-- Begin SOURCE MATERIAL --
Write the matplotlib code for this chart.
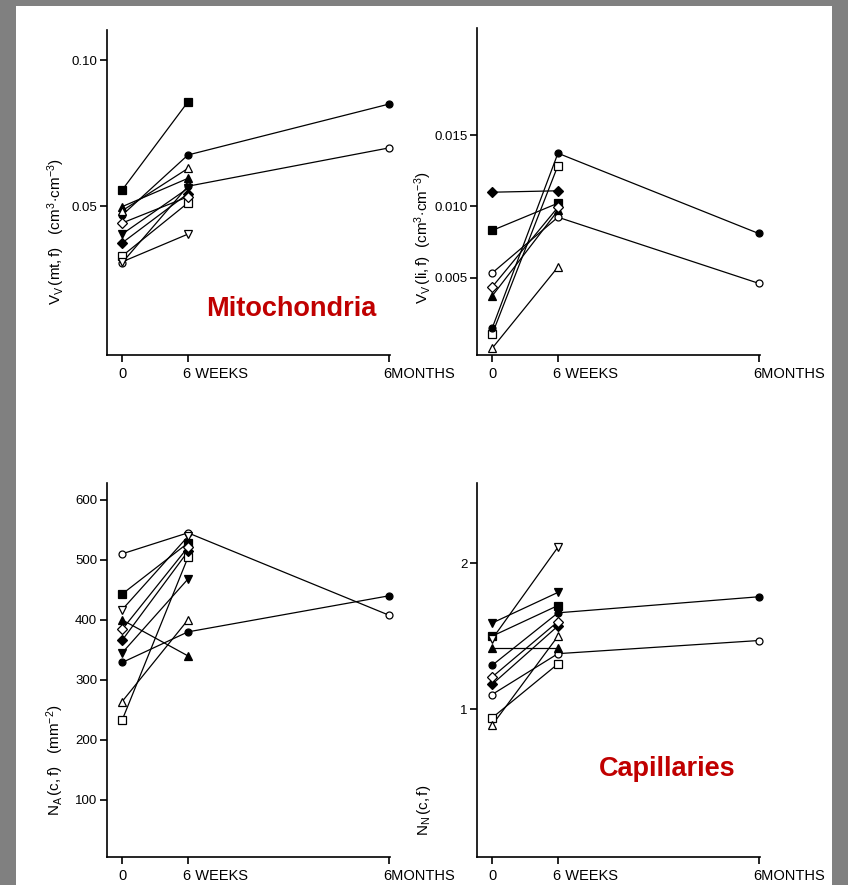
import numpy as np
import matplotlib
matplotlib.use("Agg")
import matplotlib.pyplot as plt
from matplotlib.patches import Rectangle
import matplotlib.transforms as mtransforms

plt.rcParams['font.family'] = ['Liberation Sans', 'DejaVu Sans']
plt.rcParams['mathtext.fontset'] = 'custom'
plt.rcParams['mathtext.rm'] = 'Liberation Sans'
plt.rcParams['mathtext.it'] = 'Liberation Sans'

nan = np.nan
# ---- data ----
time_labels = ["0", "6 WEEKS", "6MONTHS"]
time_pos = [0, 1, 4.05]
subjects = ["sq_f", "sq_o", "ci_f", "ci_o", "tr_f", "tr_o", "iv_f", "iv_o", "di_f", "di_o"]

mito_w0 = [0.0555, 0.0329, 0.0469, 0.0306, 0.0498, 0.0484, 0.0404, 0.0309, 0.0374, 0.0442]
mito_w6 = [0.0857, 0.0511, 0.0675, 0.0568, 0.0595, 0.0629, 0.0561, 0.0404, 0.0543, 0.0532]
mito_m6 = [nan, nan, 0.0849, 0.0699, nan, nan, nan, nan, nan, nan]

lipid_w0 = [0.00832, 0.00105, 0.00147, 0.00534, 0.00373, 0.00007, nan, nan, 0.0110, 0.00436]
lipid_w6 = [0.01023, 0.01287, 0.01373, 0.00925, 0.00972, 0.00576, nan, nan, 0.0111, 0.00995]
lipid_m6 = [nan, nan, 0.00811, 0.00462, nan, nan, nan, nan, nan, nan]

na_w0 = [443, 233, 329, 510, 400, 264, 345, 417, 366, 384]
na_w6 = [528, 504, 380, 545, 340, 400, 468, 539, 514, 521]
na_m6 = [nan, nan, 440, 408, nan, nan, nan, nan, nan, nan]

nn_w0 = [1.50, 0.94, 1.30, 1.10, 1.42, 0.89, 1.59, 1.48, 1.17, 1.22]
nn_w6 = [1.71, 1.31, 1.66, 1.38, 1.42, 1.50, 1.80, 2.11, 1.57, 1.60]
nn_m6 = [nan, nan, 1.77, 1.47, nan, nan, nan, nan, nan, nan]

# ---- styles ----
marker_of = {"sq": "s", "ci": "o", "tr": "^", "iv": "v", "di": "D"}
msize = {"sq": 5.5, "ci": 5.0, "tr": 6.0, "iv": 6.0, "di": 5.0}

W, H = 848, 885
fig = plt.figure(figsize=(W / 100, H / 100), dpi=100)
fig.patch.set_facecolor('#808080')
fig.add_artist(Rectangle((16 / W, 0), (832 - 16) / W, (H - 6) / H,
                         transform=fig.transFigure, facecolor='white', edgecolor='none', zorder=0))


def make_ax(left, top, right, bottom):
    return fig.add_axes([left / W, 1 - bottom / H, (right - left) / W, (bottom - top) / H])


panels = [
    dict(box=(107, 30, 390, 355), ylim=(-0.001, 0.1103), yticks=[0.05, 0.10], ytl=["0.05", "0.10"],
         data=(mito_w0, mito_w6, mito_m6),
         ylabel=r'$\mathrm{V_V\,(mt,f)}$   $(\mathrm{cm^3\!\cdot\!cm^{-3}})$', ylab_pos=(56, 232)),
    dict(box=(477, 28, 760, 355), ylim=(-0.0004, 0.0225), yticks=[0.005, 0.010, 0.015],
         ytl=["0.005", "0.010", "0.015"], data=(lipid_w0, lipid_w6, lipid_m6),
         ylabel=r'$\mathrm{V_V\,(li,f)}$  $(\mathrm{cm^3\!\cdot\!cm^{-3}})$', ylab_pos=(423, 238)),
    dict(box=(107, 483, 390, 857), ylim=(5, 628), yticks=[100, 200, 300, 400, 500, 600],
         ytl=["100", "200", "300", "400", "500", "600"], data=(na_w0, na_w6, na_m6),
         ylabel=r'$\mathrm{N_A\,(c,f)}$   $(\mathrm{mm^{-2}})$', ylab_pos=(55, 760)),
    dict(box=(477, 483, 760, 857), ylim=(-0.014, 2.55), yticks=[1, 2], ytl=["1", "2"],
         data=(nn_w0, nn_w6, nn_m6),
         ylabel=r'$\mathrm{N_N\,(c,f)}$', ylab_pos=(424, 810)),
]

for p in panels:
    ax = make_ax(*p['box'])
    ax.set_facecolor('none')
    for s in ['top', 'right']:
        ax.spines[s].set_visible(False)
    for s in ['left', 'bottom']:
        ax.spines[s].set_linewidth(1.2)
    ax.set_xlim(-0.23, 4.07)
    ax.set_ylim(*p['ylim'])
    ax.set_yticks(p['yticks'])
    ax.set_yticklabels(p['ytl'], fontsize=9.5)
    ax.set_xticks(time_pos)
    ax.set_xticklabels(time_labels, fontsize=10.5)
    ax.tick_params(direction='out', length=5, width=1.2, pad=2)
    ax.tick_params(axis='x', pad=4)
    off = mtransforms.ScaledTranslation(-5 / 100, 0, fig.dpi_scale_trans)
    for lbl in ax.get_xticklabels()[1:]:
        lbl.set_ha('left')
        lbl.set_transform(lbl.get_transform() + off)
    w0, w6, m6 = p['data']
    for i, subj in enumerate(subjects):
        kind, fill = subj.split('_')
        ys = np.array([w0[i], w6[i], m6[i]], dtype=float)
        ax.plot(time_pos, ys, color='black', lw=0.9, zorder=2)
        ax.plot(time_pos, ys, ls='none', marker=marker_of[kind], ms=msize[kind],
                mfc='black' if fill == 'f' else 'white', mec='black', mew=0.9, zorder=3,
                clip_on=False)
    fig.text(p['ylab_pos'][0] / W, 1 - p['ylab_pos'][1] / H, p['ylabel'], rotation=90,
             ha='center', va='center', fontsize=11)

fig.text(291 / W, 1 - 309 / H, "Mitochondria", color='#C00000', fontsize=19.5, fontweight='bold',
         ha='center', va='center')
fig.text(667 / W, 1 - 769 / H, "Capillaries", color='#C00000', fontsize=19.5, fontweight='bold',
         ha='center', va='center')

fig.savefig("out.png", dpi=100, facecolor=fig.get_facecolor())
-- End SOURCE MATERIAL --
> **TASK TO CARRY OUT**: Leave out the pictures and repeat exactly the lines from the start of the material through the line that contains "plt.rcParams['mathtext.it'] = 'Liberation", both included.

> **THE RESULT**:
Write the matplotlib code for this chart.
import numpy as np
import matplotlib
matplotlib.use("Agg")
import matplotlib.pyplot as plt
from matplotlib.patches import Rectangle
import matplotlib.transforms as mtransforms

plt.rcParams['font.family'] = ['Liberation Sans', 'DejaVu Sans']
plt.rcParams['mathtext.fontset'] = 'custom'
plt.rcParams['mathtext.rm'] = 'Liberation Sans'
plt.rcParams['mathtext.it'] = 'Liberation Sans'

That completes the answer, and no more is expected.